Speaking to the Daily News from an uMthatha hospital, the 29-year-old said he poked the shark in the eye with his left thumb and it let go, only to come back and maul him for a second and then a third time as he punched and pushed at it in an attempt to get away.

The attack happened metres from a boat with a group of tourists on board. They watched in horror as the shark circled back to move in on Dasnois again – and again.

Craig Lambinon, of the National Sea Rescue Institute, said that the dorsal fin of a 3.5 to 4m great white was seen approaching as Dasnois made his second dive at Sugarloaf Rock, a beach in the Eastern Cape town, on Saturday.

Dasnois, a freelance photographer and the son of former Cape Times editor Alide Dasnois, moved to Port St Johns four months ago to work as a tour guide.

“It was a beautiful day and the water was clear enough that I felt safe,” he said.

He had joined NSRI volunteers Rob Nettleton and Debbie Smith who were taking a small group of tourists on a sightseeing trip by boat.

“Having recently purchased new dive equipment, Mathieu, an avid and well known spearfisherman, had asked skipper Nettleton if, while out on the water, he could take a quick dip to test his new equipment,” said the NSRI.

They were in 4m deep water at about 1.30pm when Dasnois went over the side. He was about 20m from the boat when attacked.

The skipper immediately turned the boat and went to his aid.
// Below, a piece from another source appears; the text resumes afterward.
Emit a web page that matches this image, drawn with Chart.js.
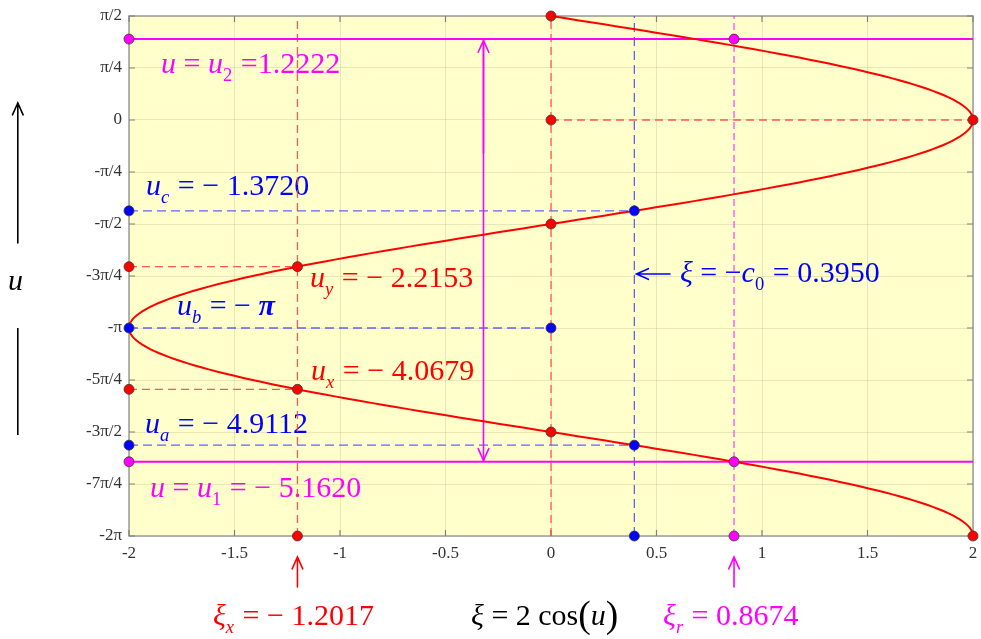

Before they could get him on board, the shark breached from under Dasnois, clamped onto his foot and attempted to drag him away from the boat.
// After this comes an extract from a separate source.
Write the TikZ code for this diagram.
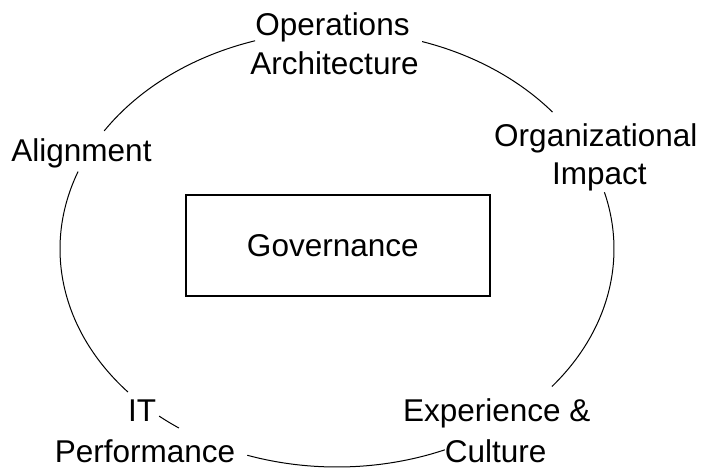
\documentclass[tikz,border=0pt]{standalone}
\usepackage{fontspec}
\setmainfont{Liberation Sans}
\begin{document}
\begin{tikzpicture}[x=0.5pt,y=0.5pt,
  lbl/.style={anchor=base, inner sep=0pt, font=\fontsize{15.75pt}{19pt}\selectfont},
  ring/.style={line width=0.5pt},
  govbox/.style={draw, line width=0.6pt, inner sep=0pt,
                 minimum width=152pt, minimum height=50.5pt}]
  % canvas
  \useasboundingbox[fill=white] (0,0) rectangle (703,468);

  % centre of the surrounding ellipse
  \coordinate (c) at (337,219);

  % the ellipse, broken where the labels sit
  \foreach \s/\e in {38.9/72.1, 107.2/147.2, 159.2/221.0, 230.05/235.2,
                     251.1/292.9, 320.9/375.1}
    \draw[ring] (c) ++(\s:138.5pt and 109pt)
      arc[start angle=\s, end angle=\e, x radius=138.5pt, y radius=109pt];

  % central box
  \node[govbox] (box) at (338,222.5) {};
  \node[lbl] (gov) at (332.8,212) {Governance};

  % labels around the ellipse
  \node[lbl] (opsA)  at (332.5,433)   {Operations};
  \node[lbl] (opsB)  at (334.5,394)   {Architecture};
  \node[lbl] (orgA)  at (595.8,321.3) {Organizational};
  \node[lbl] (orgB)  at (599.3,284)   {Impact};
  \node[lbl] (algn)  at (81.5,306.3)  {Alignment};
  \node[lbl] (expA)  at (496.8,46.3)  {Experience \&};
  \node[lbl] (expB)  at (495.7,6)     {Culture};
  \node[lbl] (itA)   at (142,46.3)    {IT};
  \node[lbl] (itB)   at (145,6)       {Performance};
\end{tikzpicture}
\end{document}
“I managed to free my foot and was pulled onto the boat,” he said.

A bleeding Dasnois was rushed to a clinic then transferred to the hospital where he the wounds on his leg and hand were stitched. He said his instinct to fight must have stopped the shark from biting off chunks of flesh. “I’m very lucky, doctors say I will make a full recovery,” he said.

Last year, Riedrich Burgstaller, a retired 66-year-old Austrian politician in Port St John’s, was the eighth person to be killed there by sharks in as many years.

In recent years only one other person survived an attack, at the infamous yet popular Second Beach.

Most of these attacks have been by bull sharks.